EMMETSBURG - Iowa Lakes Community College has partnered with Chava Wind to install a prototype that could be a game changer in the small wind industry.
The Chava vertical axis turbine prototype is one of two. The first prototype done by Chava is in Miami, Florida.
"We are still in the certification phase," said Chava Wind majority owner Hagen Ruff. "That's why we are here in Iowa."
The first quality of the turbine a passersby may notice is the unique design of the wind turbine, similar in shape to that of a Kitchenaid mixer. The turbine is a vertical axis turbine, which is different than the horizontal axis turbines seen throughout the state.
"The major difference between a vertical axis and a horizontal axis turbine is the axis upon which the propellers actually spin," said Ruff. "The typical propeller design that you see everywhere has a horizontal axis upon which the blades spin.
"With the vertical axis you can take wind from every side, you don't have to turn them into the wind," said Ruff. Another advantage is it has a lower tip speed ratio. The lower ratio of the blade speeds in high winds makes them a lot less noisy than the horizontal axis.
"The third advantage is people feel they are more aesthetically looking," said Ruff.
"We think that for a farm, for a small business, a warehouse or a small community, that's the sweet spot size," said Ruff. The targeting markets are those entities that use 70 to 80 megawatt hours per year.
This turbine can power four homes with ease and could positively impact isolated agriculture operations, said Dan Lutat, Iowa Lakes Community College director of sustainable energy resources and technologies.
"We're not drawing power off the grid," said Lutat. "So when this thing is turning, we are operating. To me, in terms of setting up micro grids in rural places, this could be a game changer."
"Those kind of folks have electrical needs that if the numbers are right can match this turbine really well," said Bill Haman of Iowa Energy Center. "We will be interested in watching this process."
"The future of this thing would be connecting it to a battery bank here at the farm where anytime we have excess energy, it's being stored by the batteries for use on the farm, so that we are always in a positive situation and we're not wasting that energy," said Lutat.
"One of the things that makes this turbine unique is that in the past decade we have got manufacturing technologies and materials that have allowed us to overcome some of the structural challenges with these blades," said Lutat.

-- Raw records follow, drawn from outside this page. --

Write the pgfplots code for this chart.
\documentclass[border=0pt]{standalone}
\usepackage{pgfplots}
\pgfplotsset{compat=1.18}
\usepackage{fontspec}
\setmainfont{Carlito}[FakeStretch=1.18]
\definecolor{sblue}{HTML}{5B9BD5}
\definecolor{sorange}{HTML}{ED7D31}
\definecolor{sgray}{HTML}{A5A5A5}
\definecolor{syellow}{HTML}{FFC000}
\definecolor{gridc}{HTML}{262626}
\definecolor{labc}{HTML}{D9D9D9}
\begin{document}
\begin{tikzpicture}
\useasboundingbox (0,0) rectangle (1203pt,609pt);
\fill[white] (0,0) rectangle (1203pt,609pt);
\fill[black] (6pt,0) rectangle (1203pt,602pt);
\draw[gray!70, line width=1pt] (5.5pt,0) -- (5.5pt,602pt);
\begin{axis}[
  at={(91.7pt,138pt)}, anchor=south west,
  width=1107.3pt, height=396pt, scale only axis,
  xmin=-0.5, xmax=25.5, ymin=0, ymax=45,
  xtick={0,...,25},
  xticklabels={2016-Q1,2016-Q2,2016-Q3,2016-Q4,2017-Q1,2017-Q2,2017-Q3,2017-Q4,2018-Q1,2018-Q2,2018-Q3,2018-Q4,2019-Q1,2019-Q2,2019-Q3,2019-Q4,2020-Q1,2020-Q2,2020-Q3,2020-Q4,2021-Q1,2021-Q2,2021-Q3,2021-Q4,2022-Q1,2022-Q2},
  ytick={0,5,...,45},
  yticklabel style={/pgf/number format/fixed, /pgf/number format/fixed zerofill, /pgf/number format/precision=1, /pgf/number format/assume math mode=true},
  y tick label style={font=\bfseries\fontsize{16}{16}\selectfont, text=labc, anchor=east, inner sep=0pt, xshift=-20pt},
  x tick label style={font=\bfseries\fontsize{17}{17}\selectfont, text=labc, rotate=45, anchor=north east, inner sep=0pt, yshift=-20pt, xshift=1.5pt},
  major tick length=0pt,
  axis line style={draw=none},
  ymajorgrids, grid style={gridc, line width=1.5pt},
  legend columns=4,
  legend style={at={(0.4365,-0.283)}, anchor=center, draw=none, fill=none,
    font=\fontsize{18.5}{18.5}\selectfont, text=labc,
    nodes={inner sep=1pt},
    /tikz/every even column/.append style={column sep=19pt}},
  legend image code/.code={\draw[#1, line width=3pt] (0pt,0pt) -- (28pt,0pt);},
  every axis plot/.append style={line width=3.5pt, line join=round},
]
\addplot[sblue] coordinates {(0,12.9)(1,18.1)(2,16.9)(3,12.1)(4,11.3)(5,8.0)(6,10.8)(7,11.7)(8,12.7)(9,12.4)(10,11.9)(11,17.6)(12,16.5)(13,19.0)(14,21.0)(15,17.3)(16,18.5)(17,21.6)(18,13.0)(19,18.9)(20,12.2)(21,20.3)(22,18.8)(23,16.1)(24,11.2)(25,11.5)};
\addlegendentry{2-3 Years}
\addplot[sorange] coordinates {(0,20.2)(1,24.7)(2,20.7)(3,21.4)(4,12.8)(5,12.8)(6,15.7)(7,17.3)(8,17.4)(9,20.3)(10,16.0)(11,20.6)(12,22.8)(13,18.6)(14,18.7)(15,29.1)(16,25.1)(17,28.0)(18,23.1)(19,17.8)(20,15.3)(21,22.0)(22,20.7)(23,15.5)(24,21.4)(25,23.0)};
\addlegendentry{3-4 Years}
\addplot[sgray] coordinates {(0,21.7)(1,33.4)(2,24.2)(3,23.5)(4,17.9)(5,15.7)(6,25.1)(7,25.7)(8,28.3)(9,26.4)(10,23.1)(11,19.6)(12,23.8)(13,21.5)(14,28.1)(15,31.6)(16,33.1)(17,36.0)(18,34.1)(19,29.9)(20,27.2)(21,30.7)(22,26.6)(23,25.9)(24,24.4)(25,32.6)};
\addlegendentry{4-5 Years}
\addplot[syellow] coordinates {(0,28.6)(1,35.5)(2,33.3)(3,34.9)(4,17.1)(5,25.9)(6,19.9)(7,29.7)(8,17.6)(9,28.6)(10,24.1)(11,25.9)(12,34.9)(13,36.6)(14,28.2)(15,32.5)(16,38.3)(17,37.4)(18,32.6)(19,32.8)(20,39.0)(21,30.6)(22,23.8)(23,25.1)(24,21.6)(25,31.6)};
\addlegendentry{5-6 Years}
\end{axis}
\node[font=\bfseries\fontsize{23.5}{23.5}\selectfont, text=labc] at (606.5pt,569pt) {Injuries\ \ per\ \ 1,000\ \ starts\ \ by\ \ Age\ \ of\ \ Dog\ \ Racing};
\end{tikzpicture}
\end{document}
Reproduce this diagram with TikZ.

The blades of the 25 KW turbine spin about 80 to 120 rpm said Lutat.
"One of the biggest things we have to overcome as we put all these things together is how do we take all the stress out of the joints in different materials that have plagued these things in the past," said Lutat. New manufacturing techniques has allowed for a better structurally and aerodynamic turbine that can produce energy without the worry of it flying apart over time.
In the past, the turbines were made with two halves that were produced in a mold and laminated together in order to form the blade.
"This is different," said Lutat. "These guys are using 100 percent carbon fiber wrap, which is a major step in the right direction in terms of structural soundness and quality."
Also unique to the turbine is that it has two large hydraulic lines at the base of the tower to raise and lower the tower, allowing major maintenances of the turbine to be done from the ground rather than climbing up.
"If this thing proves out, it is going to be a pretty good business case for that market right now that is missing a turbine that looks good and generates an appreciable amount of power," said Lutat.
One of Chava's goals is to learn from the prototype, scale it up to larger versions to fit a wider range of that market of 25 KW to 150 KW said Lutat.
"We feel that the independence that a lot of people are seeking from power dependence could be achieved," said Ruff.
Along with providing new opportunities for small wind users, the new turbine has many benefits for Iowa Lakes Community College.
"As far as a learning opportunity for us at the college, this gives us an entirely new look at wind power production for different markets," said Lutat.
"The nice part about this [project] is that this turbine will stay here and produce energy for us," said Lutat. Iowa Lakes also received a $20,000 grant from Iowa Energy Center for infrastructure work.
"We have agreed to develop some training and awareness curriculum for this so that if it proves out to be a good market here in Iowa we have a place we can bring people that need to learn about the turbine," said Lutat.
"For me this is super exciting because it's something we can manage, get our students' hands on something different and if this turns into an opportunity for the Midwest region, now we got job opportunities that students are going to want to go in," said Lutat.